Insert(index int, elem T)
#

I’ll Insert an element at an index, and shift all the elements after it to the right. I’ll add some bounds checking to make sure users only Insert elements within the Vector’s bounds.

For example, if the original Vector is [1, 2, 4] and I Insert(2, 3), the resulting Vector should be [1, 2, 3, 4].

func (v *Vector[T]) Insert(index int, elem T) error {
    // check bounds
    if index < 0 || index > v.Size() {
        return fmt.Errorf("Index %d out of bounds.", index)
    }

    // add new space at the end
    var zero T
    v.Push(zero)

    // shift elements to the right, starting from the end
    for i := v.Size() - 1; i > index; i-- {
        v.arr[i] = v.arr[i-1]
    }

    // insert the element
    v.arr[index] = elem

    return nil
}
  1. First I check that index is within bounds.

  2. If index is within bounds, I Push zero to the end of the Vector.

  3. Then I loop from the end of the Vector to index, moving elements to the right.

  4. Finally I Insert the element at index.

The Insert function introduces another Go quirk.

Loops
#

Go only has one kind of loop - the for loop. The for loop serves a few purposes:

  • It can be used as a normal for loop: for i := 0; i < len(v.arr); i++

  • It can iterate over a range: for index, element := range v.arr

  • It doubles as a while loop: for i < len(v.arr)

  • It can be used as an infinite loop: for { ... }

I found the lack of a while loop took a little getting used to, but it soon felt very natural.

Removing Elements
#

We’ll begin with removing elements from the end of the Vector with Pop.

Pop()
#

func (v *Vector[T]) Pop() (T, error) {
    var zero T
    // can't pop from an empty Vector
    if v.Size() == 0 {        
        return zero, fmt.Errorf("Can't pop from an empty Vector.")
    }
    // save the last element
    lastElem := v.arr[v.Size()-1]
    // set the last element to zero - avoids memory leaks
    v.arr[v.Size()-1] = zero
    // shrink the slice
    v.arr = v.arr[:v.Size()-1]
    return lastElem, nil
}
  • If v.Size() == 0 is true the Vector has no elements.
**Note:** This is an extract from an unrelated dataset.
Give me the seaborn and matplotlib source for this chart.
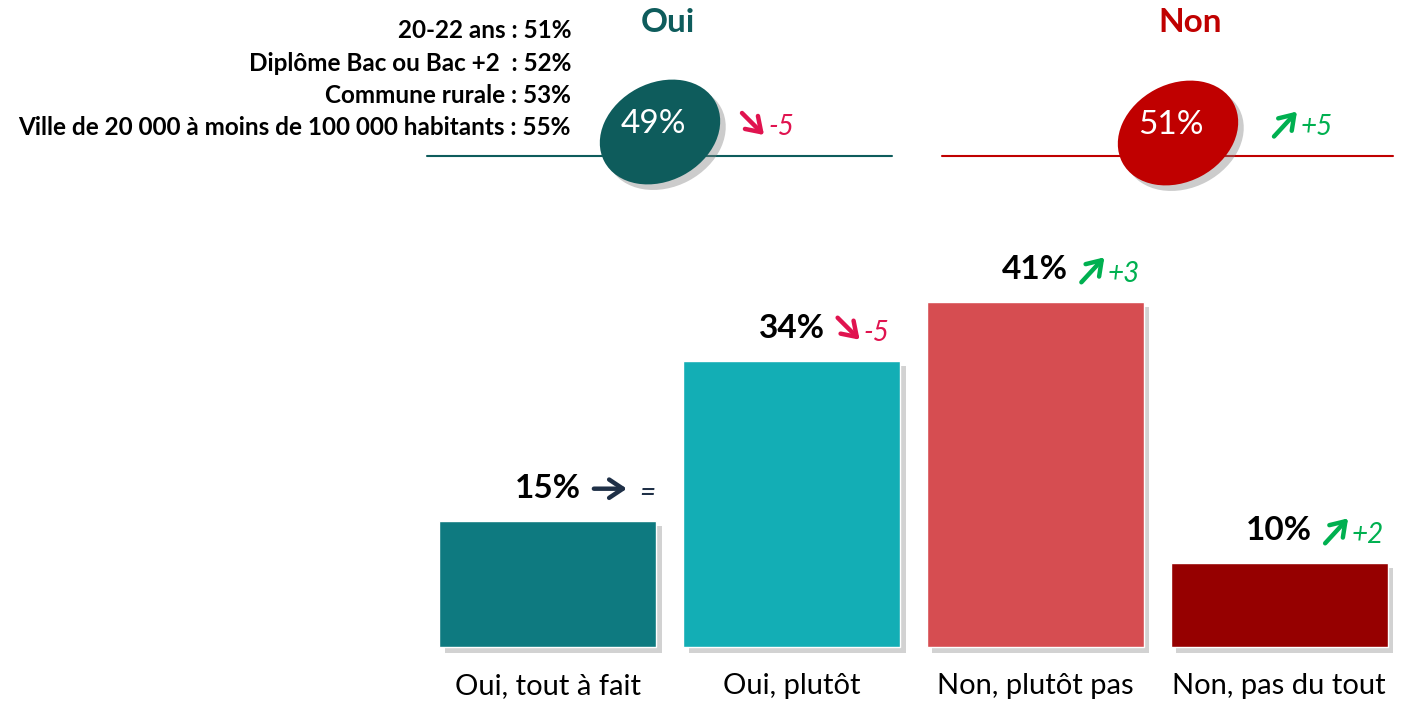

In that case, I return a tuple of zero and an fmt.Errorf. I’ll explain this in a moment.

  • Otherwise I save the element at the end of the Vector to lastElem.
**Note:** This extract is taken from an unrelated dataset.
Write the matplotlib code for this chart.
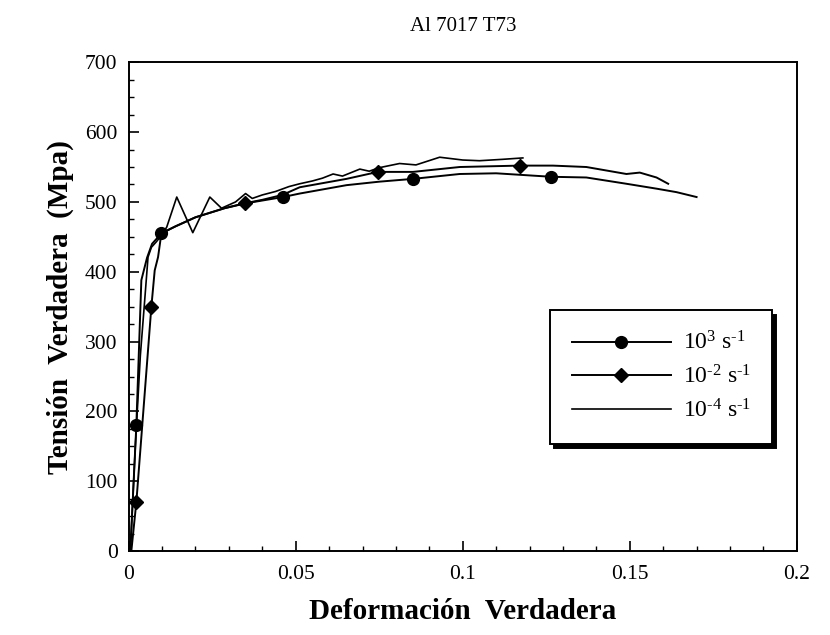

  • Then I set the end of the Vector to zero to mark it empty.

  • Next, I shrink the length of the slice by 1 with v.arr = v.arr[:v.Size()-1].

  • Finally I return a tuple containing lastElem and nil, again signaling success.

Delete(index int)
#

Next I implemented Delete, which takes an index and deletes the element at that index, shifting all elements after it to the left.

E.g., given the Vector [1, 2, 3], Delete(1) should yield [1, 3].

func (v *Vector[T]) Delete(index int) error {

    // bounds check
    if index < 0 || index >= v.Size() {
        return fmt.Errorf("index out of range")
    }

    // start at 'index' and overwrite the
    // current element with the next one (index+1)
    for i := index; i < v.Size()-1; i++ {
        v.arr[i] = v.arr[i+1]
    }

    var zero T
    // set last element to zero
    v.arr[v.Size()-1] = zero
    // shrink the slice
    v.arr = v.arr[:v.Size()-1]

    return nil
}
  • As usual we start with a bounds check.

  • If index is within bounds, I loop from index to the second last element of the Vector (for i := index; i < v.Size() - 1; i++) and overwrite the current element (v.arr[i]) with the next element v.arr[i+1].

  • At the end of the loop, I assign the last value to the generic zero.

  • Then I reduce the length of the slice by 1 with v.arr[:v.Size()-1].

  • I return nil to signal success.

With that, we’re done!

Next Steps
#

With a working Vector implementation, there are several directions to explore next.

Testing and Benchmarking: The code would benefit from a comprehensive test suite using Go’s built-in testing package. Writing unit tests for edge cases (empty Vectors, single elements, boundary conditions) would help ensure correctness. Benchmarking against Go’s built-in slices would also reveal how the implementation performs in practice.

Additional Methods: There are useful operations we haven’t covered yet: Clear() to empty the Vector, Reserve(capacity) to pre-allocate memory, Shrink() to reduce excess capacity, and Contains(elem) for searching. A String() method would also make debugging easier.

Concurrency: We haven’t touched Go’s concurrency features yet, but making Vector thread-safe would be a natural next step. This could involve adding mutex locks or exploring Go’s channels and goroutines to handle concurrent access safely.

Real-World Usage: The best way to learn is by building something. Try using Vector in a small project - perhaps implementing other data structures like a stack or queue on top of it, or using it in a program that processes data dynamically.

Go’s simplicity and power make it a joy to work with. While this Vector implementation is educational, it’s given me hands-on experience with Go’s type system, memory management, and idioms. The journey from Python to Go continues, and I’m excited to see where it leads.